Task description
Each line that holds the word "chart" counts once; report the total and nothing else.

Supplied material
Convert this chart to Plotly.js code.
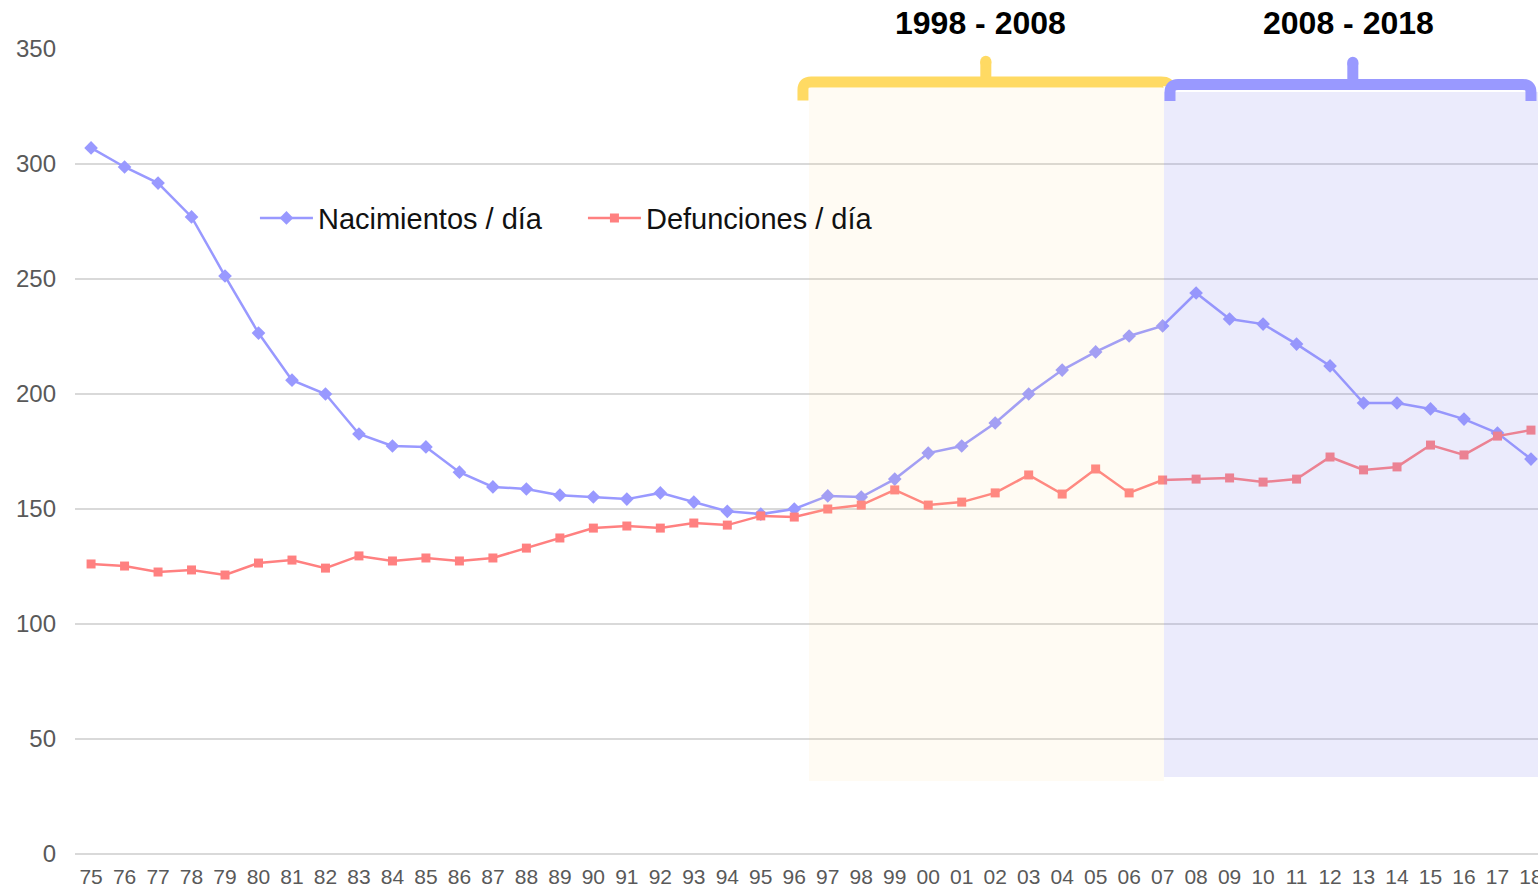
<!DOCTYPE html>
<html>
<head>
<meta charset="utf-8">
<script src="https://cdn.plot.ly/plotly-3.0.1.min.js"></script>
<style>html,body{margin:0;padding:0;background:#fff;}#chart{width:1538px;height:889px;}</style>
</head>
<body>
<div id="chart"></div>
<script>
const years = ['75','76','77','78','79','80','81','82','83','84','85','86','87','88','89','90','91','92','93','94','95','96','97','98','99','00','01','02','03','04','05','06','07','08','09','10','11','12','13','14','15','16','17','18'];
const nacimientos = [307, 298.7, 291.7, 277, 251.3, 226.5, 206, 200, 182.6, 177.4, 177, 166, 159.6, 158.7, 156, 155.2, 154.3, 157, 153, 149, 147.8, 150, 155.7, 155.2, 163, 174.3, 177.4, 187.4, 200, 210.4, 218.3, 225.2, 229.6, 243.9, 232.6, 230.4, 221.7, 212.2, 196.1, 196.1, 193.5, 189.1, 183, 171.7];
const defunciones = [126.1, 125.2, 122.6, 123.5, 121.3, 126.5, 127.8, 124.3, 129.6, 127.4, 128.7, 127.4, 128.7, 133, 137.4, 141.7, 142.6, 141.7, 143.9, 143, 147, 146.5, 150, 151.7, 158.3, 151.7, 153, 157, 164.8, 156.5, 167.4, 157, 162.6, 163, 163.5, 161.7, 163, 172.6, 167, 168.3, 177.8, 173.5, 181.7, 184.3];
const seriesNames = ['Nacimientos / día', 'Defunciones / día'];
const periodLabels = ['1998 - 2008', '2008 - 2018'];

const FONT = 'Liberation Sans, Arial, sans-serif';
const BLUE = '#9999FF', RED = '#FF8080', YEL = '#FFDA63';

const traces = [
  {x: years, y: nacimientos, name: seriesNames[0], type: 'scatter', mode: 'lines+markers',
   line: {color: BLUE, width: 2.5}, marker: {symbol: 'diamond', size: 10.5, color: BLUE}},
  {x: years, y: defunciones, name: seriesNames[1], type: 'scatter', mode: 'lines+markers',
   line: {color: RED, width: 2.5}, marker: {symbol: 'square', size: 9, color: RED}}
];

const shapes = [
  {type: 'rect', xref: 'x', yref: 'y', x0: 21.44, x1: 32.04, y0: 31.7, y1: 333, layer: 'above',
   fillcolor: 'rgba(255,220,140,0.1)', line: {width: 0}},
  {type: 'rect', xref: 'x', yref: 'y', x0: 32.04, x1: 43.5, y0: 33.5, y1: 331.3, layer: 'above',
   fillcolor: 'rgba(140,140,240,0.174)', line: {width: 0}},
  {type: 'path', xref: 'x', yref: 'y', layer: 'above', fillcolor: 'rgba(0,0,0,0)',
   line: {color: YEL, width: 11},
   path: 'M21.26,327.6 V332.3 Q21.26,335.7 21.5,335.7 H31.95 Q32.18,335.7 32.18,333.8 M26.72,335.7 V344.3'},
  {type: 'path', xref: 'x', yref: 'y', layer: 'above', fillcolor: 'rgba(0,0,0,0)',
   line: {color: BLUE, width: 11},
   path: 'M32.22,327.4 V331.2 Q32.22,334.6 32.46,334.6 H42.76 Q43.0,334.6 43.0,331.2 V327.4 M37.68,334.6 V343.8'},
  {type: 'circle', xref: 'x', yref: 'y', layer: 'above', x0: 26.55, x1: 26.89, y0: 341.9, y1: 347.1,
   fillcolor: YEL, line: {width: 0}},
  {type: 'circle', xref: 'x', yref: 'y', layer: 'above', x0: 37.51, x1: 37.85, y0: 341.4, y1: 346.6,
   fillcolor: BLUE, line: {width: 0}}
];

const annotations = [
  {text: '<b>' + periodLabels[0] + '</b>', xref: 'x', yref: 'paper', x: 26.57, y: 1.0323,
   showarrow: false, xanchor: 'center', yanchor: 'middle', font: {family: FONT, size: 32, color: '#000'}},
  {text: '<b>' + periodLabels[1] + '</b>', xref: 'x', yref: 'paper', x: 37.56, y: 1.0323,
   showarrow: false, xanchor: 'center', yanchor: 'middle', font: {family: FONT, size: 32, color: '#000'}}
];

const layout = {
  width: 1538, height: 889,
  margin: {l: 75, r: 0, t: 49, b: 35, pad: 0},
  paper_bgcolor: '#fff', plot_bgcolor: '#fff',
  showlegend: true,
  legend: {orientation: 'h', x: 0.123, y: 0.79, xanchor: 'left', yanchor: 'middle',
           bgcolor: 'rgba(0,0,0,0)', borderwidth: 0, itemwidth: 53,
           entrywidth: 260, entrywidthmode: 'pixels',
           font: {family: FONT, size: 29, color: '#111'}},
  xaxis: {type: 'category', range: [-0.48, 43.21], showgrid: false, zeroline: false, showline: false,
          ticks: '', tickangle: 0, ticklabelstandoff: 8,
          tickfont: {family: FONT, size: 21, color: '#595959'}, fixedrange: true},
  yaxis: {range: [0, 350], dtick: 50, tick0: 0, showgrid: true, gridcolor: '#d9d9d9', gridwidth: 1.5,
          zeroline: true, zerolinecolor: '#d9d9d9', zerolinewidth: 1.5, showline: false, ticks: '',
          ticklabelstandoff: 18, tickfont: {family: FONT, size: 24, color: '#595959'}, fixedrange: true},
  shapes: shapes,
  annotations: annotations
};

Plotly.newPlot('chart', traces, layout, {displayModeBar: false, staticPlot: true});
</script>
</body>
</html>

Result
4